Allegedly, Broadwell and another woman named Jill Kelley exchanged emails that may have contained national security secrets, though no one really knows. Even weirder, Kelley may have been having an affair with General John Allen, the leader of the allied forces in Afghanistan and nominee for NATO’s Supreme Allied Commander. Though Allen denies the affair, the allegations were enough to put his nomination on hold.

To top it all off, all of this came out two days after Election Day. However, the exact facts of the story are irrelevant. What is relevant is the media frenzy over the scandal.

People obviously had a boatload to say, but I’m not just talking about pseudo-news like PeopleTime obviously devoted a huge part of their issue to the story. According to CNN’s Howard Kurtz, there is a media campout right outside Kelley’s house. The scandal was even on Señor Zamora’s news intro for Period 7 three classes in a row, which is saying something. Why do we care so much?

General Petraeus is a human being. He screwed up and had an affair. I’m not going to say “we all do it”, because we don’t, but it’s a human mistake. Unfortunately, society at large seems to take these things and run with them, as if they have endangered the survival of the human race.

Take Bill Clinton for an example. We all know he had an affair with Monica Lewinsky during his presidency and probably with more women at other times. But when we think about Bill Clinton, that’s what we think about. Not the fact that he ran a budget surplus or had the best economic times in fifty years, or even that he gave the orders to bomb Kosovo. His affair basically determined how his administration has been perceived since then, even though it was a private matter.

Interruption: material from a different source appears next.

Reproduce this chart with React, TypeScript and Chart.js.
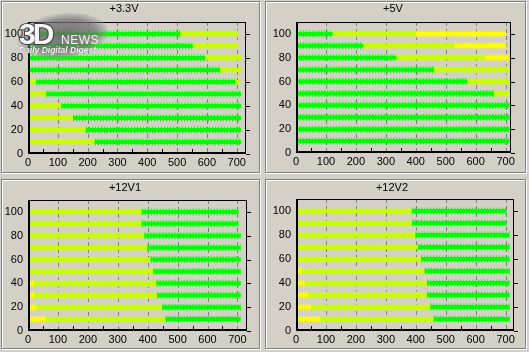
import React, { useEffect, useRef } from "react";
import { Chart, registerables } from "chart.js";
Chart.register(...registerables);

// ---------- data ----------
const rowLoads = [100, 90, 80, 70, 60, 50, 40, 30, 20, 10];
const xTicks = [0, 100, 200, 300, 400, 500, 600, 700];
const xGridLines = [100, 200, 300, 400, 500, 600, 700];
const xMinorTicks = [50, 150, 250, 350, 450, 550, 650];
const yTicks = [0, 20, 40, 60, 80, 100];

// zone codes: g = green, l = lime, y = yellow
// each row: breakpoints [start, ..., end] with one zone per segment
const v33Breaks = [
  [4, 510, 705], [4, 552, 705], [4, 594, 714], [4, 644, 714], [4, 28, 695, 711],
  [4, 62, 714], [4, 112, 714], [4, 151, 714], [4, 194, 714], [4, 224, 714],
];
const v33Zones = [
  ["g", "l"], ["g", "l"], ["g", "l"], ["g", "l"], ["l", "g", "l"],
  ["l", "g"], ["l", "g"], ["l", "g"], ["l", "g"], ["l", "g"],
];

const v5Breaks = [
  [4, 122, 400, 700], [4, 224, 530, 702], [4, 335, 630, 711], [4, 461, 713], [4, 572, 713],
  [4, 661, 713], [4, 713], [4, 713], [4, 713], [4, 713],
];
const v5Zones = [
  ["g", "l", "y"], ["g", "l", "y"], ["g", "l", "y"], ["g", "l"], ["g", "l"],
  ["g", "l"], ["g"], ["g"], ["g"], ["g"],
];

const v12aBreaks = [
  [4, 380, 703], [4, 380, 703], [4, 389, 711], [4, 399, 711], [4, 410, 711],
  [4, 419, 711], [4, 20, 430, 711], [4, 20, 432, 711], [4, 28, 449, 711], [4, 61, 460, 711],
];
const v12aZones = [
  ["l", "g"], ["l", "g"], ["l", "g"], ["l", "g"], ["l", "g"],
  ["l", "g"], ["y", "l", "g"], ["y", "l", "g"], ["y", "l", "g"], ["y", "l", "g"],
];

const v12bBreaks = [
  [4, 388, 702], [4, 388, 702], [4, 399, 713], [4, 408, 713], [4, 418, 713],
  [4, 20, 430, 713], [4, 31, 438, 713], [4, 40, 438, 713], [4, 51, 449, 713], [4, 81, 460, 713],
];
const v12bZones = [
  ["l", "g"], ["l", "g"], ["l", "g"], ["l", "g"], ["l", "g"],
  ["y", "l", "g"], ["y", "l", "g"], ["y", "l", "g"], ["y", "l", "g"], ["y", "l", "g"],
];

const zoneColors: Record<string, string> = { g: "#00ff00", l: "#c8ff00", y: "#ffff00" };
const FONT = '"Liberation Sans", Arial, sans-serif';

// ---------- plugin ----------
const framePlugin = {
  id: "frame",
  beforeDatasetsDraw(chart: any) {
    const { ctx, chartArea: a, scales } = chart;
    const x = scales.x;
    ctx.save();
    ctx.strokeStyle = "#808080";
    ctx.lineWidth = 1;
    ctx.setLineDash([4, 3]);
    for (const v of xGridLines) {
      const px = Math.round(x.getPixelForValue(v)) + 0.5;
      ctx.beginPath();
      ctx.moveTo(px, a.top);
      ctx.lineTo(px, a.bottom);
      ctx.stroke();
    }
    ctx.restore();
  },
  afterDatasetsDraw(chart: any, _args: any, opts: any) {
    const { ctx, chartArea: a, scales } = chart;
    const x = scales.x;
    const y = scales.y;
    ctx.save();
    ctx.setLineDash([]);
    ctx.strokeStyle = "#000";
    ctx.fillStyle = "#000";
    ctx.lineWidth = 1;
    ctx.strokeRect(Math.round(a.left) + 0.5, Math.round(a.top) + 0.5, Math.round(a.width) - 1, Math.round(a.height) - 1);
    ctx.fillRect(Math.round(a.left), Math.round(a.top), 2, Math.round(a.height));
    ctx.fillRect(Math.round(a.left), Math.round(a.bottom) - 2, Math.round(a.width), 2);
    for (const v of yTicks) {
      const py = Math.round(y.getPixelForValue(v)) + 0.5;
      ctx.beginPath();
      ctx.moveTo(Math.round(a.right), py);
      ctx.lineTo(Math.round(a.right) + 4, py);
      ctx.stroke();
    }
    for (const v of xMinorTicks) {
      const px = Math.round(x.getPixelForValue(v)) + 0.5;
      ctx.beginPath();
      ctx.moveTo(px, Math.round(a.bottom) - 2);
      ctx.lineTo(px, Math.round(a.bottom) - 5);
      ctx.stroke();
    }
    ctx.font = `11px ${FONT}`;
    ctx.textAlign = "center";
    ctx.textBaseline = "middle";
    ctx.fillText(opts.title, opts.tx, opts.ty);
    ctx.restore();
  },
};

type PanelProps = {
  left: number; top: number; w: number; h: number;
  L: number; R: number; T: number; B: number;
  xMax: number; title: string; tx: number; ty: number;
  breaks: number[][]; zones: string[][];
  watermark?: boolean;
};

function buildDatasets(breaks: number[][], zones: string[][]) {
  const ds: any[] = [];
  for (const code of ["g", "l", "y"]) {
    const data: any[] = [];
    breaks.forEach((b, i) => {
      zones[i].forEach((z, j) => {
        if (z !== code) return;
        data.push({ x: b[j], y: rowLoads[i] });
        data.push({ x: b[j + 1], y: rowLoads[i] });
        data.push({ x: b[j + 1], y: null });
      });
    });
    if (!data.length) continue;
    const color = zoneColors[code];
    ds.push({
      data, borderColor: color, backgroundColor: color, borderWidth: 4,
      pointRadius: 0, spanGaps: false, borderCapStyle: "butt",
    });
    ds.push({
      data, borderColor: color, backgroundColor: color, borderWidth: 7,
      borderDash: [1, 2], pointRadius: 0, spanGaps: false, borderCapStyle: "butt",
    });
  }
  return ds;
}

function Panel(p: PanelProps) {
  const ref = useRef<HTMLCanvasElement>(null);
  useEffect(() => {
    const canvas = ref.current!;
    const chart = new Chart(canvas, {
      type: "line",
      data: { datasets: buildDatasets(p.breaks, p.zones) },
      plugins: [framePlugin as any],
      options: {
        animation: false,
        responsive: false,
        devicePixelRatio: 1,
        layout: { padding: { left: 0, top: p.T, right: p.w - p.R, bottom: 0 } },
        plugins: {
          legend: { display: false },
          tooltip: { enabled: false },
          title: { display: false },
          frame: { title: p.title, tx: p.tx, ty: p.ty },
        } as any,
        scales: {
          x: {
            type: "linear", min: 0, max: p.xMax,
            afterBuildTicks: (s: any) => { s.ticks = xTicks.map((v) => ({ value: v })); },
            afterFit: (s: any) => { s.height = p.h - p.B; },
            ticks: { color: "#000", font: { family: FONT, size: 11 }, padding: 2, maxRotation: 0, autoSkip: false },
            grid: { display: false, drawTicks: false },
            border: { display: false },
          },
          y: {
            type: "linear", min: 0, max: 110,
            afterBuildTicks: (s: any) => { s.ticks = yTicks.map((v) => ({ value: v })); },
            afterFit: (s: any) => { s.width = p.L; },
            ticks: { color: "#000", font: { family: FONT, size: 11 }, padding: 5, autoSkip: false },
            grid: { display: false, drawTicks: false },
            border: { display: false },
          },
        },
      },
    });
    return () => chart.destroy();
  }, []);
  return (
    <div style={{ position: "absolute", left: p.left, top: p.top, width: p.w, height: p.h }}>
      <div style={{
        position: "absolute", left: 0, top: 0, width: p.w - 1, height: p.h - 1, boxSizing: "border-box",
        border: "1px solid #808080", boxShadow: "inset 1px 1px 0 #fff, 1px 1px 0 #fff",
      }} />
      <canvas ref={ref} width={p.w} height={p.h} style={{ position: "absolute", left: 0, top: 0, width: p.w, height: p.h }} />
      {p.watermark && (
        <div style={{ position: "absolute", left: 14, top: 10, width: 96, height: 52, pointerEvents: "none" }}>
          <div style={{
            position: "absolute", left: 2, top: 2, width: 92, height: 46, transform: "rotate(-7deg)",
            background: "radial-gradient(ellipse at 50% 50%, rgba(100,100,100,0.85) 0%, rgba(115,115,115,0.75) 50%, rgba(160,160,160,0.3) 68%, rgba(200,200,200,0) 72%)",
            borderRadius: "50%",
          }} />
          <div style={{
            position: "absolute", left: 4, top: 8, fontFamily: FONT, fontWeight: "bold",
            fontSize: 30, lineHeight: "30px", color: "#f4f4f4", WebkitTextStroke: "2px #3a3a3a",
            paintOrder: "stroke fill", letterSpacing: -3,
          } as any}>3D</div>
          <div style={{
            position: "absolute", left: 46, top: 23, fontFamily: FONT, fontSize: 12, lineHeight: "12px",
            color: "#f4f4f4", letterSpacing: 0.5,
          }}>NEWS</div>
          <div style={{
            position: "absolute", left: 4, top: 35, fontFamily: FONT, fontWeight: "bold", fontStyle: "italic",
            fontSize: 8.5, lineHeight: "9px", color: "#f4f4f4", whiteSpace: "nowrap",
            textShadow: "0 0 1px #555",
          }}>Daily Digital Digest</div>
        </div>
      )}
    </div>
  );
}

export default function App() {
  return (
    <div style={{ position: "fixed", left: 0, top: 0, width: 529, height: 352, background: "#d4d0c8", overflow: "hidden" }}>
      <Panel left={1} top={1} w={260} h={173} L={27} R={245} T={21} B={153} xMax={731}
        title="+3.3V" tx={123} ty={8} breaks={v33Breaks} zones={v33Zones} watermark />
      <Panel left={265} top={1} w={262} h={173} L={31} R={246} T={21} B={152} xMax={718}
        title="+5V" tx={128} ty={8} breaks={v5Breaks} zones={v5Zones} />
      <Panel left={1} top={179} w={260} h={171} L={27} R={246} T={21} B={152} xMax={732}
        title="+12V1" tx={124} ty={9} breaks={v12aBreaks} zones={v12aZones} />
      <Panel left={265} top={179} w={262} h={171} L={31} R={249} T={20} B={152} xMax={728}
        title="+12V2" tx={127} ty={9} breaks={v12bBreaks} zones={v12bZones} />
    </div>
  );
}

What are we demanding out of our leaders? We can’t expect them to be perfect. It’s regrettable that Petraeus felt like he had to resign. He’s an experienced leader and the country needs him, regardless of what he does with other women.

The media may have some basis for their frenzy; it is suspected that national security secrets were emailed between several of the players in the scandal, and the scandal was held from the public for a short time. However, they blew it out of proportion by focusing on the wrong parts of the story. People magazine doesn’t talk about national secrets; they talk about juicy gossip.

The personal lives of our leaders should not be a bigger deal than how they conduct themselves in office. In the context of Petraeus and the CIA, we should be focusing on things like the bombing in Benghazi, Libya, a CIA investigation that is still going on but has been obscured by the recent scandal. This incident may well shape our relations with the Muslim world for the foreseeable future. Leave the sex scandals in the bedroom and the private world where they belong.